• _Exercise instructions_:
Below are the records; extract from them the line containing "Write the matplotlib code for this chart." to the line containing "19, 20, 21]", both lines included, exactly and with no pictures.

• _Data for this exercise_:
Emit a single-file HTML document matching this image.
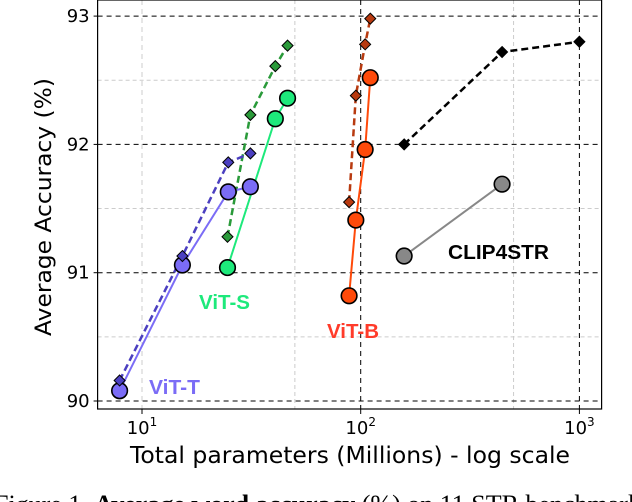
---
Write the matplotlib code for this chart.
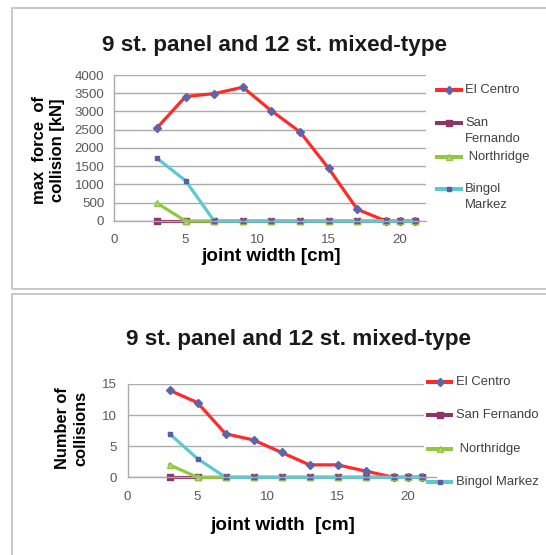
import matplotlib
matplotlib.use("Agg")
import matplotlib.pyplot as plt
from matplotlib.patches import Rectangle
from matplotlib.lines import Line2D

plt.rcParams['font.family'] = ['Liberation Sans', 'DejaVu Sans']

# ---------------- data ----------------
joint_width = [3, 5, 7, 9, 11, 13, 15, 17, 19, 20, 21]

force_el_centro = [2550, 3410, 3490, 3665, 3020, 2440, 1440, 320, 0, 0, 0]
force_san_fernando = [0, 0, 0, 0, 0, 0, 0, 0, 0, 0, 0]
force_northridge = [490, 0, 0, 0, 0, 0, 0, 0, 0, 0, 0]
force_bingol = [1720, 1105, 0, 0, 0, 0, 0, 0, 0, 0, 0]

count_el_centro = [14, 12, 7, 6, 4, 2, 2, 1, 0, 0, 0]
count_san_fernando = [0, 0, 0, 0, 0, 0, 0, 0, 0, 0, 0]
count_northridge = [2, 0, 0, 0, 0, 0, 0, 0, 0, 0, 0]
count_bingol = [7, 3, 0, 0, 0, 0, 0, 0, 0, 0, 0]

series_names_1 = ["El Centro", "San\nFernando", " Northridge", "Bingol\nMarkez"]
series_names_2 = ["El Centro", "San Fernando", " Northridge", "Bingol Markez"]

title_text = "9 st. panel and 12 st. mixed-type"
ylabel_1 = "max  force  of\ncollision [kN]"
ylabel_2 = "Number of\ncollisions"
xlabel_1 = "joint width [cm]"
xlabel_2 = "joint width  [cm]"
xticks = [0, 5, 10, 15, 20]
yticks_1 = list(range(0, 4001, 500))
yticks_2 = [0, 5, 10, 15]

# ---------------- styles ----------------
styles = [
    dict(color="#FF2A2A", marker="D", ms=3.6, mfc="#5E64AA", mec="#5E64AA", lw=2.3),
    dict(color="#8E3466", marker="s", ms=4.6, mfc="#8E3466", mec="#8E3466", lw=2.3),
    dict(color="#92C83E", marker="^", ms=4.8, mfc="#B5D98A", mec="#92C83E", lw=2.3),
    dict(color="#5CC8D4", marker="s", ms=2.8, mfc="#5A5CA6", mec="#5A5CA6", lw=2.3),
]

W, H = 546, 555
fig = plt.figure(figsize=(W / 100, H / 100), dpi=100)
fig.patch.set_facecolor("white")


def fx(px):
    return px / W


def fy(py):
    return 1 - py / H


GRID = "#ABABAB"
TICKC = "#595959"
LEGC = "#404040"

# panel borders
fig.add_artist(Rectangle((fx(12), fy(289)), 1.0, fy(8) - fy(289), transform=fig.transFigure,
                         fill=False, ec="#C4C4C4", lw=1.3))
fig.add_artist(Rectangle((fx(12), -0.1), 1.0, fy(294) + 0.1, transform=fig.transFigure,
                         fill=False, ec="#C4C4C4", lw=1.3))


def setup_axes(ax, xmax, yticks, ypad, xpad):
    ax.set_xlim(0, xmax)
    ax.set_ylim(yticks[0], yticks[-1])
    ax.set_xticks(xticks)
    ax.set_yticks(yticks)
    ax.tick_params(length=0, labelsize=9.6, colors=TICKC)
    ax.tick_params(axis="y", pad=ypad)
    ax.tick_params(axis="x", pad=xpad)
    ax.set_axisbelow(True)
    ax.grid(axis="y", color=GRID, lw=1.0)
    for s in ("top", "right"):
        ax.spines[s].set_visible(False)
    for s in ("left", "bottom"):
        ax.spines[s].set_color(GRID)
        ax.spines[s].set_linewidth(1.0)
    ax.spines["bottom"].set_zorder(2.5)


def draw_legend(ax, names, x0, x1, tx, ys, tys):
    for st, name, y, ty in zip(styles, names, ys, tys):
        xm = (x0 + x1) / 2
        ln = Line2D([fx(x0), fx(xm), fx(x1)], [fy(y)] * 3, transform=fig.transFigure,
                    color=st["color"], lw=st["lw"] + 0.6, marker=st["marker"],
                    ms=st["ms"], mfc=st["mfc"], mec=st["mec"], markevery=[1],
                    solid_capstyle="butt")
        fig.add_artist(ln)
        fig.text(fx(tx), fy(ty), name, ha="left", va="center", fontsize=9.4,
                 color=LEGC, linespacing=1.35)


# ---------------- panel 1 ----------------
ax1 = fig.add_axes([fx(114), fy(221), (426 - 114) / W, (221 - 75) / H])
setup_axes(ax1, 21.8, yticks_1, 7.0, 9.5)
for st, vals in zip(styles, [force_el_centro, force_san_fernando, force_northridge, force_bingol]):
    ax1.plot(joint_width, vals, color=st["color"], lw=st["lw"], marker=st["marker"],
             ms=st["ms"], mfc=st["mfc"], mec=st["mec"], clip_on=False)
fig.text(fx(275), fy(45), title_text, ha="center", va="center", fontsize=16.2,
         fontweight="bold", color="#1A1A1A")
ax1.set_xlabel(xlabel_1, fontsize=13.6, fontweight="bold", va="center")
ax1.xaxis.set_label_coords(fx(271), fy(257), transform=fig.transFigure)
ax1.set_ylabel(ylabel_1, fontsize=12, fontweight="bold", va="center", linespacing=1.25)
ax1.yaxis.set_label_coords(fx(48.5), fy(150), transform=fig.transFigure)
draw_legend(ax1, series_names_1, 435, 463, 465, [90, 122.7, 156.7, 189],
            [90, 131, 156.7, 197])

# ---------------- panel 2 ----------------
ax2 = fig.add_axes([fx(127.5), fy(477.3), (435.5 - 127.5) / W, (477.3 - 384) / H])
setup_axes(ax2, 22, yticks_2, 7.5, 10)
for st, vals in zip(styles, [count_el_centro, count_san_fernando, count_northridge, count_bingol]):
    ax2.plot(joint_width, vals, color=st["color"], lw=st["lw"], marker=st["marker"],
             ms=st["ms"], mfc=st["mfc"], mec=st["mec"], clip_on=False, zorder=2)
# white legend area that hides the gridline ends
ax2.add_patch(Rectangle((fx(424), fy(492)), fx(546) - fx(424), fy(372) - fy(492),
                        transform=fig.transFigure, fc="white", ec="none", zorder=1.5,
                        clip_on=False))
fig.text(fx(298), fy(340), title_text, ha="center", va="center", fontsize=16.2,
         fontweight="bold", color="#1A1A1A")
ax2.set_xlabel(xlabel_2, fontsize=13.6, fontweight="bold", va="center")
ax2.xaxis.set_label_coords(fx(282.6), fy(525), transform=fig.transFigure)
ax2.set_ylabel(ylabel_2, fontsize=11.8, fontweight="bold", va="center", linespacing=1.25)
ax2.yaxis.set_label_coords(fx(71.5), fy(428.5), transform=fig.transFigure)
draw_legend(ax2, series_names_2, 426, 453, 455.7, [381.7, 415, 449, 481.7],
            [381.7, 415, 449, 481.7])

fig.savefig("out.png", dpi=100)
---
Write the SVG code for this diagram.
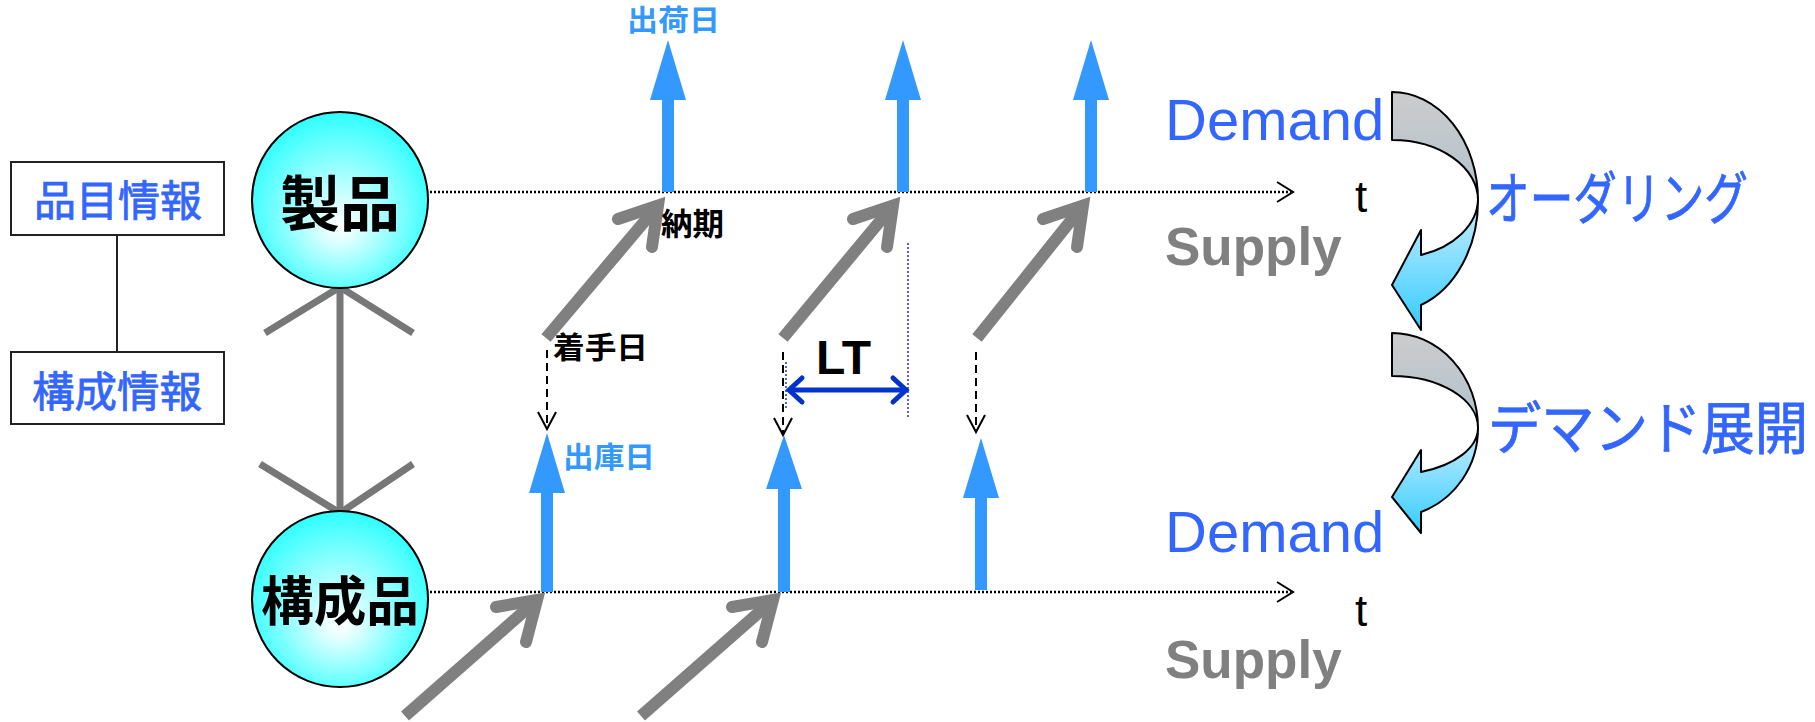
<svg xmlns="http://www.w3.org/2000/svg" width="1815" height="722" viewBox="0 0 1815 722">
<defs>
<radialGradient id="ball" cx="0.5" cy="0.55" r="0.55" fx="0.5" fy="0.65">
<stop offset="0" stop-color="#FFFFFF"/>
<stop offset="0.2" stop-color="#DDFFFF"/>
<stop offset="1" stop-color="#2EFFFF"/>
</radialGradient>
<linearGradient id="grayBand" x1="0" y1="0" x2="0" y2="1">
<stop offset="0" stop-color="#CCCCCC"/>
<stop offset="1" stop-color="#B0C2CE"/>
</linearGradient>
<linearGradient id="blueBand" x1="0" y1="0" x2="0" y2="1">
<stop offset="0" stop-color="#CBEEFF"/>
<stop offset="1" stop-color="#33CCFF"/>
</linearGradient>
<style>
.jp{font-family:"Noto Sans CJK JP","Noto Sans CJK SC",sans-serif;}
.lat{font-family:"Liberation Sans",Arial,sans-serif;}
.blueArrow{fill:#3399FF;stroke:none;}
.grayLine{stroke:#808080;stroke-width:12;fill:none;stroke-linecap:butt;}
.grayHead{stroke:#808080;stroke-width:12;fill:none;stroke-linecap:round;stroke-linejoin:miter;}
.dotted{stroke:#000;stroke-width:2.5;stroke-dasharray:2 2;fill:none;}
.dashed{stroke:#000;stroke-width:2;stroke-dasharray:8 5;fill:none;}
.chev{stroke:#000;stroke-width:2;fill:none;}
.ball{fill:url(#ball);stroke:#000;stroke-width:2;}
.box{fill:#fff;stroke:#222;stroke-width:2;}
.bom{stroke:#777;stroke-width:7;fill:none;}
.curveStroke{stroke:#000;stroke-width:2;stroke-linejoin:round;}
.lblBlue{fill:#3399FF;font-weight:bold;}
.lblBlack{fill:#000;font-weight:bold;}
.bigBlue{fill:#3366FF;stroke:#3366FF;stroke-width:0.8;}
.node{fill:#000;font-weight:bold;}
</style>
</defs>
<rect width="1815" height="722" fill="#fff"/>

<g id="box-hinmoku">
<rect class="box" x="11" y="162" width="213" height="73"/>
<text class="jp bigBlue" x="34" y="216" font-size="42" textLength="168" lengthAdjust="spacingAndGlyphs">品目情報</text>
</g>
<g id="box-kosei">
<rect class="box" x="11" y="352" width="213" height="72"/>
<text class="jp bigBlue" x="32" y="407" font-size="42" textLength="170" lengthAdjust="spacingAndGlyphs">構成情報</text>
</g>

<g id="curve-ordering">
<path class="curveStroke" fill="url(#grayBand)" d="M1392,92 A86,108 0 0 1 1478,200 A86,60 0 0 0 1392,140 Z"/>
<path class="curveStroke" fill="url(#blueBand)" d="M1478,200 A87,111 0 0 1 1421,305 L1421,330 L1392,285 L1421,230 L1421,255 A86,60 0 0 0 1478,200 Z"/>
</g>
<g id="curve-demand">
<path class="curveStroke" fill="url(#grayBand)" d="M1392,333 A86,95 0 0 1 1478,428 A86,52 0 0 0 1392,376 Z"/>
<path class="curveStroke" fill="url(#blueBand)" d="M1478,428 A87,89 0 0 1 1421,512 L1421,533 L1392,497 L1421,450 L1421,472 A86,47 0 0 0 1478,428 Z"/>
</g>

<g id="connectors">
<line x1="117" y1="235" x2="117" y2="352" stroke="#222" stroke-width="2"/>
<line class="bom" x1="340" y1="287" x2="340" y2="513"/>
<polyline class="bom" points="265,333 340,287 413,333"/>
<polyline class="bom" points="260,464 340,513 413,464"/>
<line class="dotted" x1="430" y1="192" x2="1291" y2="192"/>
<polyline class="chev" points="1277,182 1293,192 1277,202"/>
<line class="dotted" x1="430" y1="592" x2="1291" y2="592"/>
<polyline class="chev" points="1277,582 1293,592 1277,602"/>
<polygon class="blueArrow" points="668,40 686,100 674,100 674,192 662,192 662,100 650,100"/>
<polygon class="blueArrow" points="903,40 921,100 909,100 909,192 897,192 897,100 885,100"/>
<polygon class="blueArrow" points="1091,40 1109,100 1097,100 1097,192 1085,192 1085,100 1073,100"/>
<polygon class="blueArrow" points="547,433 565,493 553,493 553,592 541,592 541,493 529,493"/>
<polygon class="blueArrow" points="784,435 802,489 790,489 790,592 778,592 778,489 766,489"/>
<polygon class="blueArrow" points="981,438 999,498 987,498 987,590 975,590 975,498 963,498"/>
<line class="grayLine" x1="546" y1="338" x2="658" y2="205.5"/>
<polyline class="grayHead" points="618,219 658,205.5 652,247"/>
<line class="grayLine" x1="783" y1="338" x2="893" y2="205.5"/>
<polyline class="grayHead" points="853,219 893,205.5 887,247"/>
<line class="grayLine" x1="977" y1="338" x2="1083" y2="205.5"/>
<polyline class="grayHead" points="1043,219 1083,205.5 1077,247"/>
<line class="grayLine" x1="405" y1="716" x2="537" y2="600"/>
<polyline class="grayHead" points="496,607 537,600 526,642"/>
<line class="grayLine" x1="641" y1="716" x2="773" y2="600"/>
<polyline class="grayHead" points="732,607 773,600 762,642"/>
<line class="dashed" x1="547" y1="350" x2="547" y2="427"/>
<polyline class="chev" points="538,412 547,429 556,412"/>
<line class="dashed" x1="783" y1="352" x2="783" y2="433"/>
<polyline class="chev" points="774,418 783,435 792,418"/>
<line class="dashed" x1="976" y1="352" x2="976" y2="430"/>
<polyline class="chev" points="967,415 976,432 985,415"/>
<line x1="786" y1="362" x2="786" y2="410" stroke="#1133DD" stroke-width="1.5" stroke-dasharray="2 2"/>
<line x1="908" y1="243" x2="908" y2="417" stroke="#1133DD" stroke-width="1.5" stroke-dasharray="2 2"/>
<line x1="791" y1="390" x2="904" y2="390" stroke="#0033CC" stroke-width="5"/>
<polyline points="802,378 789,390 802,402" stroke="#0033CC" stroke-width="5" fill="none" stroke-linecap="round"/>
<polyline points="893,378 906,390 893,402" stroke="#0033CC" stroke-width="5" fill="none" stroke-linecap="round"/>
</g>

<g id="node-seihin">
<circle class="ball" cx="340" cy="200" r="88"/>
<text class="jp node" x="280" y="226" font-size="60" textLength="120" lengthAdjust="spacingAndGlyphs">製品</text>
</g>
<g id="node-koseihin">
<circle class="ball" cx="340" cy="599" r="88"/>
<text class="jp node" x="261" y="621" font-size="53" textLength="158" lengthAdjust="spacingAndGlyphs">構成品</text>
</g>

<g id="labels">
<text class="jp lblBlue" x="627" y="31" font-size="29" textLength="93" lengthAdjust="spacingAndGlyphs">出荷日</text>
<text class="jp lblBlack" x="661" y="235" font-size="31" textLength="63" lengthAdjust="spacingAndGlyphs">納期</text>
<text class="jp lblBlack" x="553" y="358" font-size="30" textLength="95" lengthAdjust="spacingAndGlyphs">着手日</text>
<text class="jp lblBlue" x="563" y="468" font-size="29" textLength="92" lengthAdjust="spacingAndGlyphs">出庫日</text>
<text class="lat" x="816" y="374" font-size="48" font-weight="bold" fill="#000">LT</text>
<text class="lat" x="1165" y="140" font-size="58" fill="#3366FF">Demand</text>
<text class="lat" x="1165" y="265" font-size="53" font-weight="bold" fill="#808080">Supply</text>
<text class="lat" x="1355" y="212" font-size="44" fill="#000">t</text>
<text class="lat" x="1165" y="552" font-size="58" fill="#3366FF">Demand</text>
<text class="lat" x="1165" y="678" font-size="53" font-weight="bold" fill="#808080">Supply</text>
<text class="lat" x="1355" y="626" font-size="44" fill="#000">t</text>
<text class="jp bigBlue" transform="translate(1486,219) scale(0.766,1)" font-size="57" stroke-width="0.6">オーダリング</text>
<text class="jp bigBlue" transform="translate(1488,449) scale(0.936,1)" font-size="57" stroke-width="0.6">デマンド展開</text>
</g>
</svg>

• _Exercise response_:
Write the matplotlib code for this chart.
import matplotlib
matplotlib.use("Agg")
import matplotlib.pyplot as plt
from matplotlib.patches import Rectangle
from matplotlib.lines import Line2D

plt.rcParams['font.family'] = ['Liberation Sans', 'DejaVu Sans']

# ---------------- data ----------------
joint_width = [3, 5, 7, 9, 11, 13, 15, 17, 19, 20, 21]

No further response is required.